An antenna on one of the adjacent towers was used to pick up and transmit signals. Fiber was then used to carry the signals from the rooftop to underground fiber, where it made a 3-block journey into the basement of the government building. There it was converted back into RF and fed into a BDA. According to Daniel, the upper floors of the building effectively block interference and feedback from an antenna on an adjacent building and avoid the problems that would have resulted from placing an antenna on the roof of the government building.

When in-building RF distributions systems don't exist, or may not be functioning because of a disaster, first responders have to bring their own. Portable or suitcase-sized repeaters allow public-safety agencies to immediately provide extended coverage for a floor above and below where the repeater is deployed. They also can be used to provide coverage to the outside of a building if there's enough time to set up an antenna near or through a window.

However, portable solutions must be toted into a building along with other rescue equipment, adding to the workload of first responders. “A temporary in-building solution can weigh 30 to 50 pounds,” said John Facella, M/A-COM's director of public-safety markets. Another problem: Onboard batteries only provide airtime for a limited number of hours. Facella said one method that might extend the reach of in-building repeaters is to position them near elevator doors.

“The elevator shaft may act like a waveguide,” he said. “[But] placement may be critical and will vary by building. It must be pre-tested [before use].”

Another alternative for temporary in-building coverage is to use vehicle-mounted repeaters, typically mounted on fire-fighting apparatus.
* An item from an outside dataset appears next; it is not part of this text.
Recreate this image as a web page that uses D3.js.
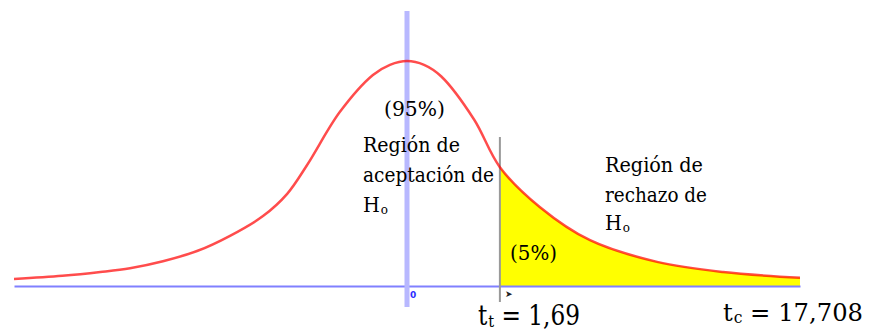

Vehicle-mounted repeaters offer greatly extended service life because they can use the power from the vehicle for operations, but they have to be used carefully because multiple devices in close proximity to each other can cause interference or operational problems.

“Newer systems eliminate this problem. … [They] are smart enough to recognize each other on-scene and figure out which one should be active while the others go to stand-by,” Facella said.